Постепенно быт налаживался, и можно было подумать о занятиях. Но как, если весь световой день мы в лесу, а вечером одна лампадка на большую землянку и порядочная усталость? И я пошел на “рационализацию”. В первую ходку я взял сразу два бревна, на оба плеча. Не так трудно, как неудобно. Но зато какой выигрыш: к обеду норма, и садись за английский. Но сначала заворчали товарищи: заметят твое ухарство и увеличат нормы. Но приемщик на складе и десятник в лесу особого значения этому не придавали, и вообще, надо сказать, администрация в Адзьва-Воме была довольно-таки гуманная. Начальником был зэк, на воле он как будто был директором фабрики, сел по бытовой статье. В плановом отделе работал Ульяновский, сотрудник, кажется, Коминтерна. Кожаное пальто и трубка во рту делали его еще более внушительным. После реабилитации он стал заместителем заведующего международным отделом ЦК.

Но вскоре я почувствовал растяжение паховых колец. Стало больно и опасно. Пришлось вернуться к прежнему, но боль не проходила, надо к врачу. Санчасть находилась в стороне от поселка, и после работы вьюжным вечером я туда отправился. Рыжая врачиха, тоже зэчка, и, кажется, тоже по статье КРТД, быстро осмотрела: “Можете работать”. Так что, я симулянт?!. Ведь я себя убеждаю, что я и здесь участвую в строительстве социализма!.. Но пришлось проглотить пилюлю и на работе быть более осторожным. Уже стал норовить бревнышко полегче достать, отдыхал больше и ноги вечером кверху держал. И, спасибо, прошло. Правда, были рецидивы, но я уже знал, что надо делать. И знал — к рыжим не ходить!

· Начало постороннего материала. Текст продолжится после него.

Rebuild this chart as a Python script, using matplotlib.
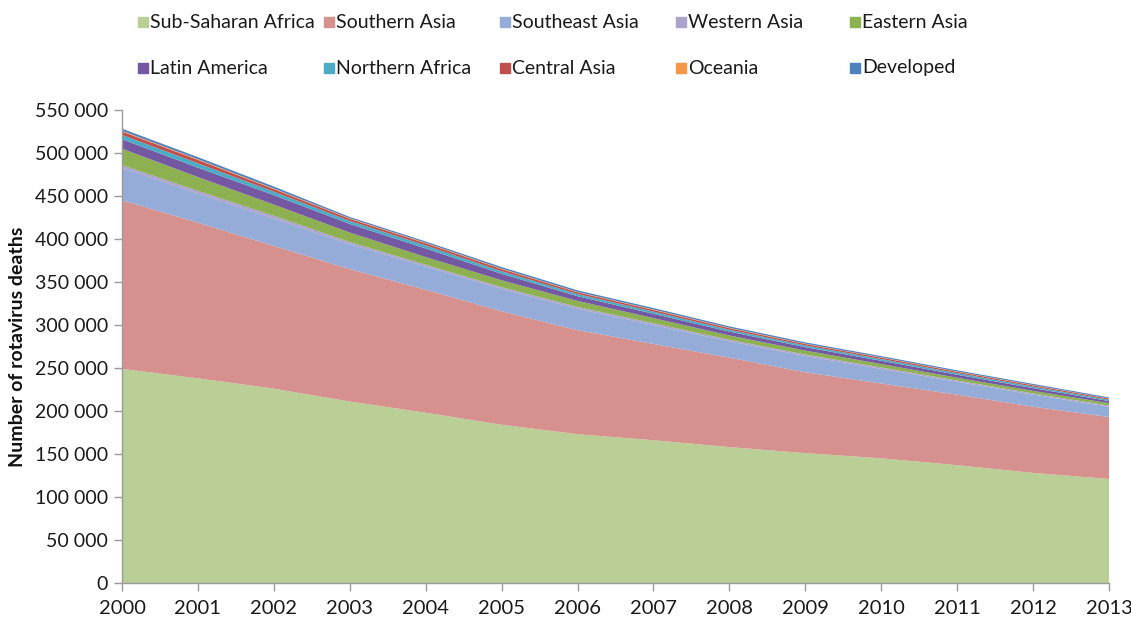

Постепенно бревна перетаскали, понадобилось заготавливать новые. Зима была уже в разгаре, и надо было готовить санную дорогу. С напарником Алхимовым мы должны были пилой срезать все пеньки, чтобы санки не застревали. Работа без нормы и 600 грамм хлеба. Алхимов, здоровый мужчина, старше меня, тоже не знал, что значит увиливать от работы. Смеркалось, и пильщики уже ушли из леса, но где-то еще притаились пенечки… За последний час мы так намахались, что и разогнуться уже было трудно. В лесу мы не заметили, что разыгрался буран, и только выйдя на речку, почувствовали, какой силы ветер толкает нас назад и бьет по лицу слежавшимся снегом.